▶ WHAT YOU ARE ASKED TO DO:
Count the lines below that contain the word "with", and give only that number.

▶ ENTRIES PROVIDED:
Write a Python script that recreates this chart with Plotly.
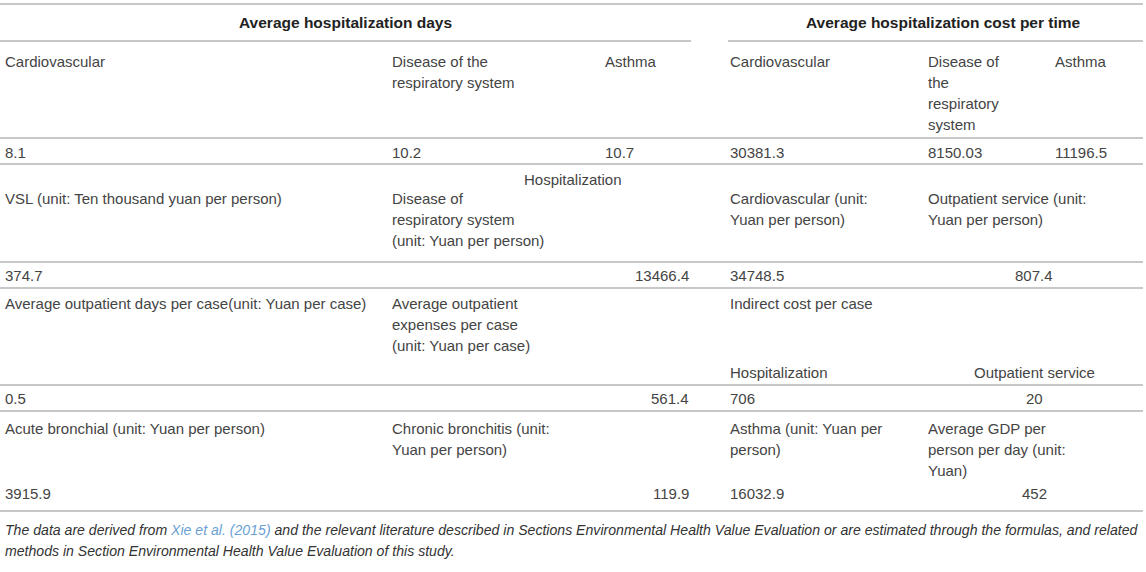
import plotly.graph_objects as go

# table text and values
group_titles = ["Average hospitalization days", "Average hospitalization cost per time"]
disease_names = ["Cardiovascular", "Disease of the\nrespiratory system", "Asthma",
                 "Cardiovascular", "Disease of\nthe\nrespiratory\nsystem", "Asthma"]
hosp_days = [8.1, 10.2, 10.7]
hosp_cost = [30381.3, 8150.03, 11196.5]
section_title = "Hospitalization"
unit_labels = ["VSL (unit: Ten thousand yuan per person)",
               "Disease of\nrespiratory system\n(unit: Yuan per person)",
               "Cardiovascular (unit:\nYuan per person)",
               "Outpatient service (unit:\nYuan per person)"]
unit_values = [374.7, 13466.4, 34748.5, 807.4]
outpatient_labels = ["Average outpatient days per case(unit: Yuan per case)",
                     "Average outpatient\nexpenses per case\n(unit: Yuan per case)",
                     "Indirect cost per case"]
indirect_labels = ["Hospitalization", "Outpatient service"]
outpatient_values = [0.5, 561.4, 706, 20]
illness_labels = ["Acute bronchial (unit: Yuan per person)",
                  "Chronic bronchitis (unit:\nYuan per person)",
                  "Asthma (unit: Yuan per\nperson)",
                  "Average GDP per\nperson per day (unit:\nYuan)"]
illness_values = [3915.9, 119.9, 16032.9, 452]
footnote = ["The data are derived from <span style='color:#6a9fd4'>Xie et al. (2015)</span> and the relevant "
            "literature described in Sections Environmental Health Value Evaluation or are estimated through "
            "the formulas, and related",
            "methods in Section Environmental Health Value Evaluation of this study."]

# layout of the table (pixels)
W, H = 1146, 572
col_x = [3, 390, 603, 728, 926, 1053]
right_x = 691      # right edge of the left block
mid_x = 1034       # centre of the last two columns
LINE = 21
TXT = "#444444"
RULE = "#b4b4b4"

fig = go.Figure()


def cell(text, x, y, align="left", bold=False, size=15):
    for i, part in enumerate(str(text).split("\n")):
        t = f"<b>{part}</b>" if bold else part
        fig.add_annotation(x=x, y=y + i * LINE, text=t, showarrow=False,
                           xanchor=align, yanchor="middle",
                           font=dict(size=size, color="#222" if bold else TXT))


def rule(y, x0=0, x1=1143):
    fig.add_shape(type="line", x0=x0, x1=x1, y0=y, y1=y,
                  line=dict(color=RULE, width=1.5))


# group headers
rule(4)
cell(group_titles[0], right_x / 2, 22, "center", True, 15.5)
cell(group_titles[1], 943, 22, "center", True, 15.5)
rule(41, 0, right_x)
rule(41, col_x[3], 1143)

# diseases / hospitalization days & costs
for x, name in zip(col_x, disease_names):
    cell(name, x, 61)
rule(138)
for x, v in zip(col_x, hosp_days + hosp_cost):
    cell(v, x, 152)
rule(164)

# hospitalization block
cell(section_title, W / 2, 179, "center")
cell(unit_labels[0], col_x[0], 198)
cell(unit_labels[1], col_x[1], 198)
cell(unit_labels[2], col_x[3], 198)
cell(unit_labels[3], col_x[4], 198)
rule(262)
cell(unit_values[0], col_x[0], 275)
cell(unit_values[1], right_x, 275, "right")
cell(unit_values[2], col_x[3], 275)
cell(unit_values[3], mid_x, 275, "center")
rule(288)

# outpatient block
cell(outpatient_labels[0], col_x[0], 303)
cell(outpatient_labels[1], col_x[1], 303)
cell(outpatient_labels[2], col_x[3], 303)
cell(indirect_labels[0], col_x[3], 372)
cell(indirect_labels[1], mid_x, 372, "center")
rule(385)
cell(outpatient_values[0], col_x[0], 398)
cell(outpatient_values[1], right_x, 398, "right")
cell(outpatient_values[2], col_x[3], 398)
cell(outpatient_values[3], mid_x, 398, "center")
rule(411)

# illness block
cell(illness_labels[0], col_x[0], 428)
cell(illness_labels[1], col_x[1], 428)
cell(illness_labels[2], col_x[3], 428)
cell(illness_labels[3], col_x[4], 428)
cell(illness_values[0], col_x[0], 493)
cell(illness_values[1], right_x, 493, "right")
cell(illness_values[2], col_x[3], 493)
cell(illness_values[3], mid_x, 493, "center")
rule(511)

for i, line in enumerate(footnote):
    fig.add_annotation(x=3, y=530 + i * 21, text=f"<i>{line}</i>", showarrow=False,
                       xanchor="left", yanchor="middle",
                       font=dict(size=14.1, color="#333"))

fig.update_layout(
    width=W, height=H,
    margin=dict(l=0, r=0, t=0, b=0),
    paper_bgcolor="white", plot_bgcolor="white",
    font=dict(family="Liberation Sans, Arial, sans-serif"),
    xaxis=dict(range=[0, W], visible=False, fixedrange=True),
    yaxis=dict(range=[H, 0], visible=False, fixedrange=True),
    showlegend=False,
)

fig.write_html("out.html", config={"displayModeBar": False},
               post_script="document.body.style.margin='0';document.body.style.overflow='hidden';")
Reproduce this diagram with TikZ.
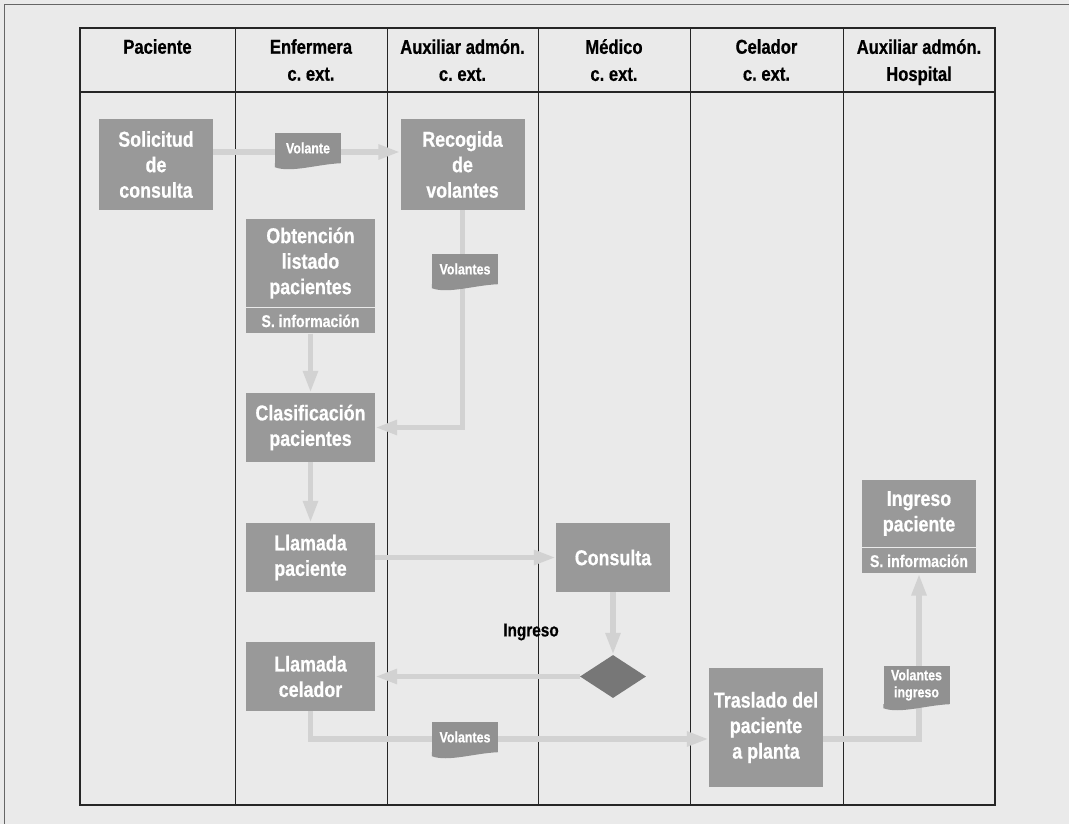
\documentclass[tikz,border=0pt]{standalone}
\usepackage{fontspec}
\setmainfont{Liberation Sans}[FakeStretch=0.83,BoldFeatures={FakeBold=0.6}]
\usetikzlibrary{arrows.meta,shapes.geometric,positioning}
\frenchspacing

\definecolor{paper}{HTML}{EAEAEA}
\definecolor{boxgray}{HTML}{999999}
\definecolor{docgray}{HTML}{919191}
\definecolor{flowgray}{HTML}{D2D2D2}
\definecolor{diagray}{HTML}{777777}

\newcommand*{\xl}{80}
\newcommand*{\xr}{995}
\newcommand*{\yt}{28}
\newcommand*{\yh}{92}
\newcommand*{\yb}{805}

\begin{document}
\begin{tikzpicture}
[
	x=1pt, y=-1pt,
	task/.style={rectangle,fill=boxgray,text=white,align=center,inner sep=0pt,
		font=\fontsize{21.5}{25.5}\selectfont\bfseries,minimum width=114pt,minimum height=69pt},
	sysinfo/.style={rectangle,fill=boxgray,text=white,inner sep=0pt,
		font=\fontsize{17}{20}\selectfont\bfseries,minimum height=25pt},
	doc/.style={rectangle,fill=docgray,text=white,align=center,inner sep=0pt,
		font=\fontsize{15}{17}\selectfont\bfseries,minimum width=66pt,minimum height=30pt},
	head/.style={align=center,anchor=north,inner sep=0pt,
		font=\fontsize{20}{27}\selectfont\bfseries,execute at begin node={\vphantom{É}}},
	flow/.style={draw=flowgray,line width=5.5pt,-{Triangle[length=22pt,width=14pt]}}
]

	% page
	\fill[paper] (0,0) rectangle (1069,824);
	\useasboundingbox (0,0) rectangle (1069,824);
	\draw[line width=1.5pt,black!60] (4.5,824) -- (4.5,4.5) -- (1069,4.5);

	% lanes
	\draw[line width=1.2pt,black!85] (\xl,\yt) rectangle (\xr,\yb);
	\draw[line width=1.2pt,black!85] (\xl,\yh) -- (\xr,\yh);
	\foreach \x in {235,387,538,690,843} {
		\draw[line width=1pt,black!85] (\x,\yt) -- (\x,\yb);
	}

	% lane titles
	\foreach \x/\t [count=\i] in {157.5/{Paciente\\\mbox{}}, 311/{Enfermera\\c. ext.},
		462.5/{Auxiliar admón.\\c. ext.}, 614/{Médico\\c. ext.},
		766.5/{Celador\\c. ext.}, 919/{Auxiliar admón.\\Hospital}} {
		\node[head] (lane\i) at (\x,39) {\t};
	}

	% tasks
	\node[task,minimum height=91pt] (sol) at (156,164.5) {Solicitud\\de\\consulta};
	\node[task,minimum width=124pt,minimum height=91pt] (rec) at (462.5,164.5) {Recogida\\de\\volantes};
	\node[task,minimum width=129pt,minimum height=88pt] (obt) at (310.5,263) {Obtención\\listado\\pacientes};
	\node[sysinfo,minimum width=129pt,below=1pt of obt] (obtsi) {S. información};
	\node[task,minimum width=129pt] (cla) at (310.5,427.5) {Clasificación\\pacientes};
	\node[task,minimum width=129pt] (llp) at (310.5,557.5) {Llamada\\paciente};
	\node[task] (con) at (613,557.5) {Consulta};
	\node[diamond,fill=diagray,inner sep=0pt,minimum width=66pt,minimum height=43pt] (dec) at (613,676.5) {};
	\node[task,minimum width=129pt] (llc) at (310.5,676.5) {Llamada\\celador};
	\node[task,minimum height=119pt] (tra) at (766,727.5) {Traslado del\\paciente\\a planta};
	\node[task,minimum height=67pt] (ing) at (919,513.5) {Ingreso\\paciente};
	\node[sysinfo,minimum width=114pt,below=1pt of ing] (ingsi) {S. información};

	% decision label
	\node[inner sep=0pt,font=\fontsize{18.5}{20}\selectfont\bfseries] (ingl) at (531,632) {Ingreso};

	% flows
	\draw[flow] ([yshift=12.5pt]sol.east) -- ([yshift=12.5pt]rec.west);
	\draw[flow] (rec.south) |- (cla.east);
	\draw[flow] (obtsi.south) -- (cla.north);
	\draw[flow] (cla.south) -- (llp.north);
	\draw[flow] (llp.east) -- (con.west);
	\draw[flow] (con.south) -- (dec.north);
	\draw[flow] (dec.west) -- (llc.east);
	\draw[flow] (llc.south) |- ([yshift=-11.5pt]tra.west);
	\draw[flow] ([yshift=-11.5pt]tra.east) -| (ingsi.south);

	% documents
	\node[doc] (volA) at (308,148) {Volante};
	\node[doc] (volB) at (465,269) {Volantes};
	\node[doc] (volC) at (465,737) {Volantes};
	\node[doc,minimum height=38pt] (volD) at (916.5,685) {Volantes\\ingreso};
	\foreach \d in {volA,volB,volC,volD} {
		\fill[docgray] (\d.south west) -- ([yshift=-4pt]\d.south west)
			.. controls ([xshift=16pt,yshift=-10pt]\d.south west) and ([xshift=-24pt,yshift=-1pt]\d.south east)
			.. (\d.south east) -- cycle;
	}

\end{tikzpicture}
\end{document}
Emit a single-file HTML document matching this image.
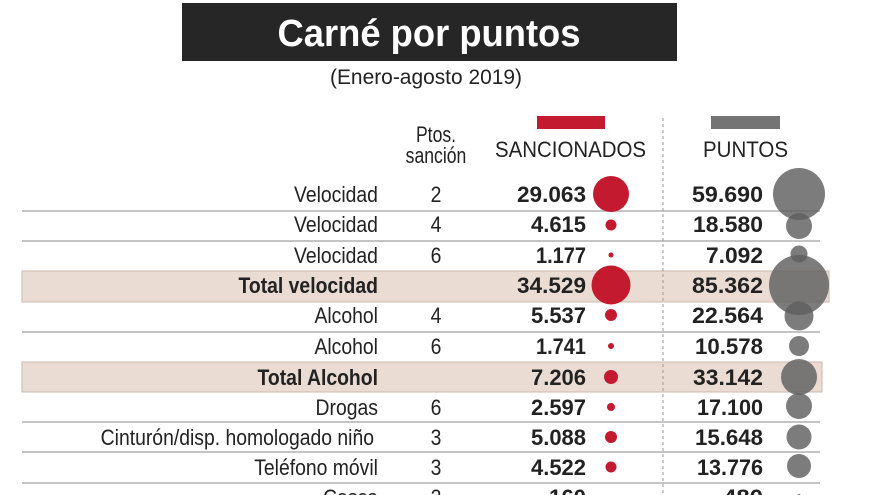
<!DOCTYPE html>
<html><head><meta charset="utf-8"><style>
html,body{margin:0;padding:0;background:#fff;width:880px;height:495px;overflow:hidden}
svg{display:block}
text{font-family:"Liberation Sans",sans-serif;fill:#222}
</style></head><body>
<svg width="880" height="495" viewBox="0 0 880 495">
<rect x="182" y="3" width="495" height="58" fill="#262626"/>
<text x="429" y="46" text-anchor="middle" font-size="38" font-weight="bold" style="fill:#fff" textLength="303" lengthAdjust="spacingAndGlyphs">Carné por puntos</text>
<text x="426" y="84" text-anchor="middle" font-size="21" textLength="192" lengthAdjust="spacingAndGlyphs">(Enero-agosto 2019)</text>

<rect x="537" y="116" width="68" height="13" fill="#c41a30"/>
<rect x="711" y="116" width="69" height="13" fill="#747474"/>
<g transform="scale(0.8,1)">
<text x="545" y="142" text-anchor="middle" font-size="22">Ptos.</text>
<text x="545" y="163" text-anchor="middle" font-size="22">sanción</text>
</g>
<text x="495" y="157" font-size="22" textLength="151" lengthAdjust="spacingAndGlyphs">SANCIONADOS</text>
<text x="703" y="157" font-size="22" textLength="85" lengthAdjust="spacingAndGlyphs">PUNTOS</text>

<!-- highlighted total rows -->
<rect x="22" y="271" width="807" height="31" fill="#eadcd2" stroke="#c9b9ad" stroke-width="1"/>
<rect x="22" y="362" width="800" height="30" fill="#eadcd2" stroke="#c9b9ad" stroke-width="1"/>

<!-- separators -->
<g stroke="#c4c4c4" stroke-width="2">
<line x1="22" y1="211" x2="820" y2="211"/>
<line x1="22" y1="241" x2="820" y2="241"/>
<line x1="22" y1="332" x2="820" y2="332"/>
<line x1="22" y1="422" x2="820" y2="422"/>
<line x1="22" y1="452" x2="820" y2="452"/>
<line x1="22" y1="483" x2="820" y2="483"/>
</g>
<line x1="663" y1="118" x2="663" y2="495" stroke="#999" stroke-width="1" stroke-dasharray="3,3"/>

<!-- labels -->
<g transform="scale(0.88,1)" font-size="22">
<text x="429.5" y="202" text-anchor="end">Velocidad</text>
<text x="429.5" y="232" text-anchor="end">Velocidad</text>
<text x="429.5" y="263" text-anchor="end">Velocidad</text>
<text x="429.5" y="293" text-anchor="end" font-weight="bold">Total velocidad</text>
<text x="429.5" y="323" text-anchor="end">Alcohol</text>
<text x="429.5" y="354" text-anchor="end">Alcohol</text>
<text x="429.5" y="385" text-anchor="end" font-weight="bold">Total Alcohol</text>
<text x="429.5" y="415" text-anchor="end">Drogas</text>
<text x="425" y="445" text-anchor="end">Cinturón/disp. homologado niño</text>
<text x="429.5" y="475" text-anchor="end">Teléfono móvil</text>
<text x="429.5" y="505" text-anchor="end">Casco</text>
</g>
<g transform="scale(0.88,1)" font-size="22" text-anchor="middle">
<text x="495.5" y="202">2</text><text x="495.5" y="232">4</text><text x="495.5" y="263">6</text>
<text x="495.5" y="323">4</text><text x="495.5" y="354">6</text>
<text x="495.5" y="415">6</text><text x="495.5" y="445">3</text><text x="495.5" y="475">3</text><text x="495.5" y="505">2</text>
</g>

<!-- numbers -->
<g font-size="22" font-weight="bold" text-anchor="end" lengthAdjust="spacingAndGlyphs">
<text x="586" y="202" textLength="69" lengthAdjust="spacingAndGlyphs">29.063</text>
<text x="586" y="232" textLength="55" lengthAdjust="spacingAndGlyphs">4.615</text>
<text x="586" y="263" textLength="50" lengthAdjust="spacingAndGlyphs">1.177</text>
<text x="586" y="293" textLength="69" lengthAdjust="spacingAndGlyphs">34.529</text>
<text x="586" y="323" textLength="55" lengthAdjust="spacingAndGlyphs">5.537</text>
<text x="586" y="354" textLength="50" lengthAdjust="spacingAndGlyphs">1.741</text>
<text x="586" y="385" textLength="55" lengthAdjust="spacingAndGlyphs">7.206</text>
<text x="586" y="415" textLength="55" lengthAdjust="spacingAndGlyphs">2.597</text>
<text x="586" y="445" textLength="55" lengthAdjust="spacingAndGlyphs">5.088</text>
<text x="586" y="475" textLength="55" lengthAdjust="spacingAndGlyphs">4.522</text>
<text x="586" y="505" textLength="37" lengthAdjust="spacingAndGlyphs">160</text>

<text x="763" y="202" textLength="71" lengthAdjust="spacingAndGlyphs">59.690</text>
<text x="763" y="232" textLength="70" lengthAdjust="spacingAndGlyphs">18.580</text>
<text x="763" y="263" textLength="57" lengthAdjust="spacingAndGlyphs">7.092</text>
<text x="763" y="293" textLength="71" lengthAdjust="spacingAndGlyphs">85.362</text>
<text x="763" y="323" textLength="71" lengthAdjust="spacingAndGlyphs">22.564</text>
<text x="763" y="354" textLength="68" lengthAdjust="spacingAndGlyphs">10.578</text>
<text x="763" y="385" textLength="70" lengthAdjust="spacingAndGlyphs">33.142</text>
<text x="763" y="415" textLength="66" lengthAdjust="spacingAndGlyphs">17.100</text>
<text x="763" y="445" textLength="68" lengthAdjust="spacingAndGlyphs">15.648</text>
<text x="763" y="475" textLength="66" lengthAdjust="spacingAndGlyphs">13.776</text>
<text x="763" y="505" textLength="40" lengthAdjust="spacingAndGlyphs">480</text>
</g>

<!-- red circles -->
<g fill="#c41a30">
<circle cx="611" cy="194" r="18"/>
<circle cx="611" cy="225" r="5.5"/>
<circle cx="611" cy="255" r="2.5"/>
<circle cx="611" cy="285" r="19.5"/>
<circle cx="611" cy="315" r="6"/>
<circle cx="611" cy="346" r="3"/>
<circle cx="611" cy="377" r="7"/>
<circle cx="611" cy="407" r="4"/>
<circle cx="611" cy="437" r="6"/>
<circle cx="611" cy="467" r="5.5"/>
</g>
<!-- gray circles -->
<g fill="#5f5f5f" fill-opacity="0.82">
<circle cx="799" cy="194" r="26"/>
<circle cx="799" cy="226" r="13"/>
<circle cx="799" cy="254" r="8.5"/>
<circle cx="799" cy="285" r="30"/>
<circle cx="799" cy="316" r="14.5"/>
<circle cx="799" cy="346" r="10"/>
<circle cx="799" cy="377" r="18"/>
<circle cx="799" cy="406" r="13"/>
<circle cx="799" cy="437" r="12.5"/>
<circle cx="799" cy="466" r="12"/>
<circle cx="799" cy="496" r="2"/>
</g>
</svg>
</body></html>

▶ EXERCISE RESULT:
2